Nous ne faisions pas de longues journées de répétitions. Valda et Gus préféraient avoir un emploi du temps très serré, à l’instar du mode de vie américain. C’est ce à quoi ils sont habitués. Passer trois mois à travailler sur un spectacle n’est pas si évident pour eux. Ils ne l’ont peut-être même jamais fait ! Nous étions un peu des ovnis pour eux. Prendre le temps de s’égarer, d’essayer toutes sortes de voies différentes ne fait absolument pas partie de leur pratique.
Où avez-vous trouvé toute la matière pour MONUMENT 0.1 ?
Un mois durant, nous avons fait des séances d’interview avec eux, à New York. Nous avons ainsi accumulé 50 ou 60 heures de matériau ! La plupart des fragments sont basés sur leurs souvenirs. Il a fallu du temps pour trouver comment façonner et aborder une certaine mémoire dans le cadre d’une fiction documentaire. La mémoire n’est pas quelque chose qui se manifeste de manière unique.

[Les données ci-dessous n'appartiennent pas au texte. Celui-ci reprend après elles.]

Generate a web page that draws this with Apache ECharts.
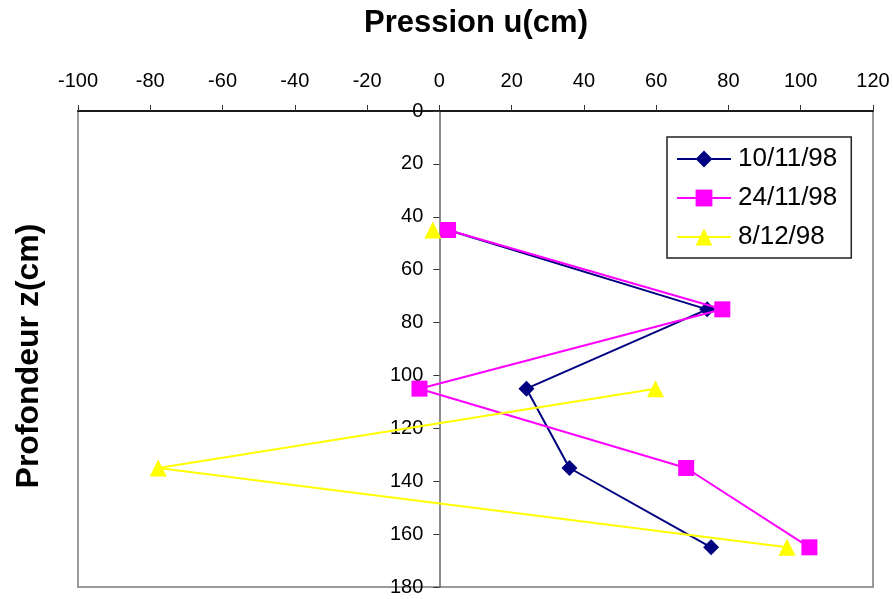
<!DOCTYPE html>
<html>
<head>
<meta charset="utf-8">
<script src="https://cdn.jsdelivr.net/npm/echarts@6/dist/echarts.min.js"></script>
<style>
  html, body { margin: 0; padding: 0; background: #fff; }
  #chart { width: 893px; height: 599px; }
</style>
</head>
<body>
<div id="chart"></div>
<script>
// Depth of each measuring point (cm)
const depths = [45, 75, 105, 135, 165];

// Pressure head u (cm) per campaign; null = no reading
const seriesNames = ['10/11/98', '24/11/98', '8/12/98'];
const u_10_11_98 = [2.4, 74.1, 24.1, 36.0, 75.2];
const u_24_11_98 = [2.4, 78.3, -5.5, 68.3, 102.4];
const u_8_12_98  = [-1.8, null, 59.8, -77.8, 96.2];

const xTicks = { min: -100, max: 120, step: 20 };
const yTicks = { min: 0, max: 180, step: 20 };

const FONT = '"Liberation Sans", Arial, sans-serif';

const GRID = { left: 78, right: 20, top: 111, bottom: 12 };
const plotWidth = 893 - GRID.left - GRID.right;
// the depth axis sits on u = 0
const zeroOffset = plotWidth * (0 - xTicks.min) / (xTicks.max - xTicks.min);

function pairs(values) {
  return depths.map((d, i) => [values[i] === null ? '-' : values[i], d]);
}

const styles = [
  { color: '#000080', symbol: 'diamond', size: 16 },
  { color: '#FF00FF', symbol: 'rect', size: 16 },
  { color: '#FFFF00', symbol: 'triangle', size: 17 }
];
const valueSets = [u_10_11_98, u_24_11_98, u_8_12_98];

const chart = echarts.init(document.getElementById('chart'), null, { renderer: 'canvas' });

chart.setOption({
  animation: false,
  backgroundColor: '#fff',
  textStyle: { fontFamily: FONT },
  graphic: [
    {
      type: 'text',
      x: 476,
      y: 8,
      style: { text: 'Pression u(cm)', font: 'bold 31px ' + FONT, fill: '#000', textAlign: 'center' }
    },
    {
      type: 'text',
      x: 13,
      y: 356,
      rotation: Math.PI / 2,
      style: { text: 'Profondeur z(cm)', font: 'bold 32px ' + FONT, fill: '#000', textAlign: 'center' }
    }
  ],
  grid: {
    left: GRID.left, right: GRID.right, top: GRID.top, bottom: GRID.bottom,
    show: true,
    borderColor: '#9a9a9a',
    borderWidth: 2,
    backgroundColor: '#fff'
  },
  legend: {
    orient: 'vertical',
    left: 667,
    top: 137,
    padding: [9, 14, 8, 9],
    itemGap: 13,
    itemWidth: 54,
    itemHeight: 21,
    backgroundColor: '#fff',
    borderColor: '#222',
    borderWidth: 1.5,
    borderRadius: 0,
    textStyle: { fontSize: 26, color: '#000', fontFamily: FONT, padding: [0, 0, 0, 2] },
    data: seriesNames
  },
  xAxis: {
    type: 'value',
    position: 'top',
    min: xTicks.min,
    max: xTicks.max,
    interval: xTicks.step,
    axisLine: { onZero: false, lineStyle: { color: '#1a1a1a', width: 2 } },
    axisTick: { show: true, inside: false, length: 6, lineStyle: { color: '#333', width: 1 } },
    axisLabel: { fontSize: 20, color: '#000', margin: 20, fontFamily: FONT },
    splitLine: { show: false }
  },
  yAxis: {
    type: 'value',
    inverse: true,
    position: 'left',
    offset: -zeroOffset,
    min: yTicks.min,
    max: yTicks.max,
    interval: yTicks.step,
    axisLine: { show: true, onZero: false, lineStyle: { color: '#666', width: 1.5 } },
    axisTick: { show: true, inside: false, length: 6, lineStyle: { color: '#333', width: 1 } },
    axisLabel: { fontSize: 20, color: '#000', margin: 16, fontFamily: FONT },
    splitLine: { show: false }
  },
  series: seriesNames.map((name, k) => ({
    name: name,
    type: 'line',
    data: pairs(valueSets[k]),
    symbol: styles[k].symbol,
    symbolSize: styles[k].size,
    showAllSymbol: true,
    connectNulls: false,
    color: styles[k].color,
    lineStyle: { color: styles[k].color, width: 2 },
    itemStyle: { color: styles[k].color, borderWidth: 0 },
    z: 2 + k
  }))
});
</script>
</body>
</html>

Une autobiographie est toujours une fiction : elle est modelée par la manière dont on structure ses souvenirs. Elle dépend de ce qu’on garde et de ce qu’on omet. Elle n’existe pas en tant que telle. Or Valda et Gus ont tous deux une mémoire relationnelle très spécifique, qu’elle soit factuelle ou kinesthésique. Dans le spectacle, nous avons essayé de mettre l’accent sur la question de la mémoire proprement dite : pas seulement les choses et les événements concrets qu’ils mentionnent, mais aussi leur rapport à tout cela.
Depuis lors, vous vous êtes mise à travailler sur MONUMENT 0.4. Y a-t-il d’autres monuments en vue ?
J’ai quelques monuments en tête, et d’autres pourraient apparaître par la suite. Bientôt je vais aussi entamer une autre série, qui est liée à mon intérêt pour l’autobiographie féminine. Ce sera essentiellement une série inspirée de musées, associée à la confrontation entre des histoires de femmes des pays du Sud et l’espace public. Ce qui offrira de nouvelles occasions de rencontres en dehors du monde de l’art.
Eszter Salamon en discussion avec Guy Gypens (directeur général Kaaitheater) et Eva Decaesstecker (communication Kaaitheater).